Depuis le début de la partie française de l’enquête, le juge Patrick Ramaël a effectué plusieurs voyages en Côte d’Ivoire. Il a eu l’occasion d’y entendre plusieurs personnes (même des personnalités) mais ni Simone Gbagbo ni Antoine Bohoun Bouabré. Il souhaitait entendre en France la femme du président et l’ancien ministre du Plan. On se souvient qu’un beau-frère de Mme Gbagbo avait été « inculpé » (c’est le terme technique ivoirien) pour complicité d’enlèvement et assassinat, alors qu’aucun corps n’a jamais été retrouvé, et qu’il avait un temps été emprisonné en Côte d’Ivoire ; en France, il avait été mis en examen pour enlèvement et séquestration. Mais c’est en juillet dernier que Mme Gbagbo et M. Bouabré avaient été convoqués par le juge Ramaël. Convocations que les intéressés avaient démenties. Et ils étaient prudemment restés hors de France. En octobre, après diverses « péripéties », dont un transport de justice au Palais de l’Elysée, la « Première dame », une fois de plus, refusait de venir en France.
« Mme Gbagbo n’a reçu aucune convocation du juge Ramaël. Et puis, elle n’a rien à voir avec ce dossier. Elle ne peut donc se rendre à une quelconque convocation », avait protesté Me Rodrigue Dadjé, l’avocat ivoirien de Mme Gbagbo, parlant d’absence d’un minimum de procédures. Le ministère ivoirien de la Justice disait avoir appris l’information par… la radio française. Et voilà que, selon La Lettre du continent, Simone Gbagbo et Antoine Bohoun Bouabré ont adressé, les 17 et 18 février, des courriers au juge Ramaël. Ils s’y disent prêts « à témoigner si le juge acceptait de se rendre à Abidjan » à nouveau. La Lettre du continent indique que Simone Gbagbo a choisi cette fois pour sa défense Me Pierre Haïk (qui est également l’avocat du Président Gbagbo et celui de Bolloré Afrique, entre autres). Les autres avocats sont, toujours selon La Lettre, George Kiejman (cabinet Kiejman & Marembert) et Pierre Cornut-Gentille (cabinet Cornut-Gentille).
L’avocat habituel de Simone Gbagbo, Rodrigue Dadjé se dit « complètement déconnecté » de cette information, parce qu’il était « en déplacement hors de la Côte d’Ivoire ».

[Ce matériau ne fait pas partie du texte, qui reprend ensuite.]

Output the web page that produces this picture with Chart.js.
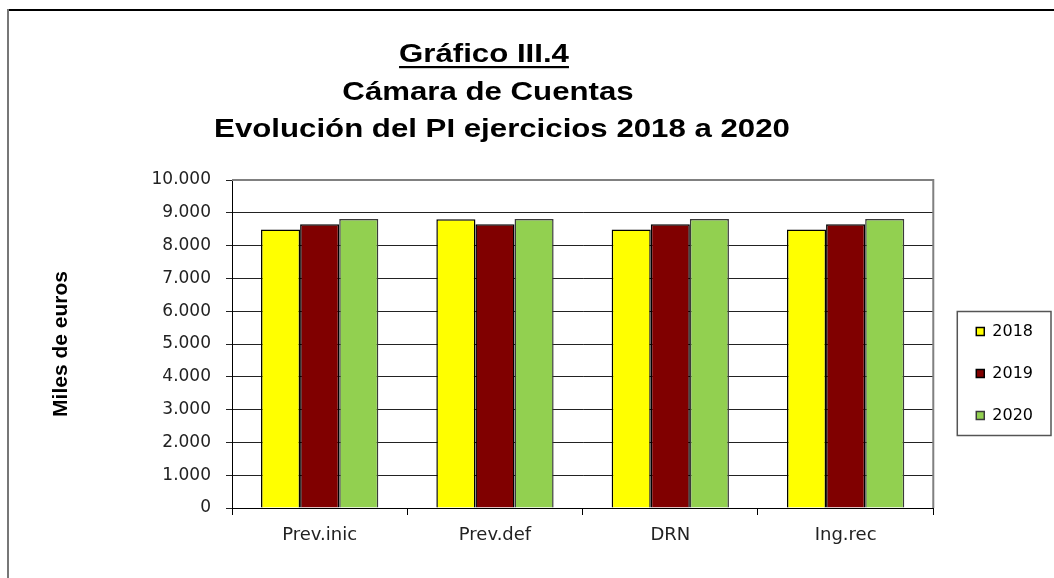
<!DOCTYPE html>
<html>
<head>
<meta charset="utf-8">
<script src="https://cdn.jsdelivr.net/npm/chart.js@4"></script>
<style>
  html, body { margin: 0; padding: 0; background: #fff; }
</style>
</head>
<body>
<canvas id="myChart" width="1054" height="578"></canvas>
<script>
var categories = ['Prev.inic', 'Prev.def', 'DRN', 'Ing.rec'];
var years = ['2018', '2019', '2020'];
var values2018 = [8490, 8800, 8490, 8490];
var values2019 = [8650, 8650, 8650, 8650];
var values2020 = [8810, 8810, 8810, 8810];
var yTickLabels = ['0', '1.000', '2.000', '3.000', '4.000', '5.000', '6.000', '7.000', '8.000', '9.000', '10.000'];
var titleLines = ['Gráfico III.4', 'Cámara de Cuentas', 'Evolución del PI ejercicios 2018 a 2020'];
var yAxisTitle = 'Miles de euros';

var chartColors = {
    "2018": "#ffff00",
    "2019": "#800000",
    "2020": "#92d050"
};
var borderColors = {
    "2018": "#000000",
    "2019": "#000000",
    "2020": "#3a3a3a"
};

// frame round the whole picture + the three title lines
var framePlugin = {
    id: 'frame',
    afterDraw: function(chart) {
        var ctx = chart.ctx;
        ctx.save();
        ctx.strokeStyle = '#000';
        ctx.lineWidth = 2;
        ctx.beginPath();
        ctx.moveTo(7, 10);
        ctx.lineTo(1054, 10);
        ctx.stroke();
        ctx.strokeStyle = '#777';
        ctx.beginPath();
        ctx.moveTo(8, 9);
        ctx.lineTo(8, 578);
        ctx.stroke();

        // the title of the original is a little wider than plain Arial
        ctx.fillStyle = '#000';
        ctx.textAlign = 'center';
        ctx.textBaseline = 'alphabetic';
        ctx.font = 'bold 26px "Liberation Sans", Arial, sans-serif';
        var sx = 1.2;
        var baselines = [62, 100, 137];
        var centers = [484, 488, 502];
        titleLines.forEach(function(line, i) {
            ctx.save();
            ctx.translate(centers[i], baselines[i]);
            ctx.scale(sx, 1);
            ctx.fillText(line, 0, 0);
            if (i === 0) {
                var w = ctx.measureText(line).width;
                ctx.fillRect(-w / 2, 4, w, 2.2);
            }
            ctx.restore();
        });
        ctx.restore();
    }
};

// grey top/right edge of the plot area and the box round the legend
var boxPlugin = {
    id: 'boxes',
    afterDraw: function(chart) {
        var ctx = chart.ctx;
        var a = chart.chartArea;
        ctx.save();
        ctx.strokeStyle = '#808080';
        ctx.lineWidth = 2;
        ctx.beginPath();
        ctx.moveTo(a.left, a.top);
        ctx.lineTo(a.right, a.top);
        ctx.lineTo(a.right, a.bottom);
        ctx.stroke();

        var hb = chart.legend.legendHitBoxes;
        if (hb && hb.length) {
            var first = hb[0], last = hb[hb.length - 1];
            var x0 = first.left - 19;
            var x1 = first.left + first.width + 18;
            var y0 = first.top - 12;
            var y1 = last.top + last.height + 12;
            ctx.strokeStyle = '#555';
            ctx.lineWidth = 1.5;
            ctx.strokeRect(x0, y0, x1 - x0, y1 - y0);
        }
        ctx.restore();
    }
};

var config = {
    type: 'bar',
    data: {
        labels: categories,
        datasets: [
            { label: years[0], data: values2018, backgroundColor: chartColors["2018"], borderColor: borderColors["2018"], borderWidth: 1.5 },
            { label: years[1], data: values2019, backgroundColor: chartColors["2019"], borderColor: borderColors["2019"], borderWidth: 1.5 },
            { label: years[2], data: values2020, backgroundColor: chartColors["2020"], borderColor: borderColors["2020"], borderWidth: 1.5 }
        ]
    },
    options: {
        responsive: false,
        animation: false,
        devicePixelRatio: 1,
        layout: { padding: { left: 36, top: 180, right: 11, bottom: 11 } },
        datasets: { bar: { categoryPercentage: 0.669, barPercentage: 1.0, borderSkipped: 'bottom' } },
        scales: {
            x: {
                grid: { display: true, drawOnChartArea: false, tickLength: 7, color: '#000', offset: true },
                border: { display: true, color: '#000', width: 1 },
                ticks: { color: '#222', padding: 10, maxRotation: 0, font: { family: 'DejaVu Sans', size: 18 } },
                afterFit: function(scale) { scale.height = 59; }
            },
            y: {
                min: 0,
                max: 10000,
                ticks: {
                    stepSize: 1000,
                    padding: 15,
                    color: '#222',
                    font: { family: 'DejaVu Sans', size: 17 },
                    callback: function(value, index) { return yTickLabels[index]; }
                },
                grid: { color: '#222', tickLength: 6 },
                border: { color: '#000', width: 1 },
                title: {
                    display: true,
                    text: yAxisTitle,
                    color: '#000',
                    padding: { top: 13, bottom: 0 },
                    font: { family: 'Liberation Sans', size: 21, weight: 'bold' }
                },
                afterFit: function(scale) { scale.width = 232 - 36; }
            },
            yR: {
                type: 'linear',
                position: 'right',
                display: true,
                grid: { display: false },
                border: { display: false },
                ticks: { display: false },
                afterFit: function(scale) { scale.width = 17; }
            }
        },
        plugins: {
            title: { display: false },
            tooltip: { enabled: false },
            legend: {
                position: 'right',
                align: 'center',
                labels: {
                    boxWidth: 8,
                    boxHeight: 8,
                    padding: 26,
                    color: '#000',
                    font: { family: 'DejaVu Sans', size: 16 }
                }
            }
        }
    },
    plugins: [framePlugin, boxPlugin]
};

var myChart = new Chart(document.getElementById('myChart').getContext('2d'), config);
</script>
</body>
</html>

« Signalons que le capitaine Tony Oulaï, soupçonné de faire partie des meurtriers de Guy-André Kieffer, a été arrêté par la police judiciaire, le 13 janvier 2006, à Paris dans le 18e arrondissement [Remis en liberté, il a de nouveau été interpellé le 17 octobre 2007 pour non respect du contrôle judiciaire, note du ouibemaître]. L’une des dernières personnes à avoir vu le journaliste avant sa disparition, est Michel Légré, époux d’une sœur cadette de Simone Gbagbo. Cela a suffi pour établir un lien entre le couple présidentiel et cette affaire. Il a été arrêté le 28 mai 2004. Inculpé par la justice ivoirienne pour «enlèvement et séquestration» de Kieffer, il a été incarcéré à la Maca avant d’être relâché. Tout comme Guédé Pépé Léonard alias James Cenach, responsable de la communication du ministre d’Etat Bohoun Bouabré, qui a été aussi placé en garde à vue le 4 août 2004 à Paris avant de recouvrer la liberté le lendemain. », indique Paulin N. Zobo dans Le Patriote de ce matin. « …soupçonné de faire partie des meurtriers… » ! Etrange expression qui sort près de cinq ans après la disparition de GAK, dans la presse locale, noir sur blanc.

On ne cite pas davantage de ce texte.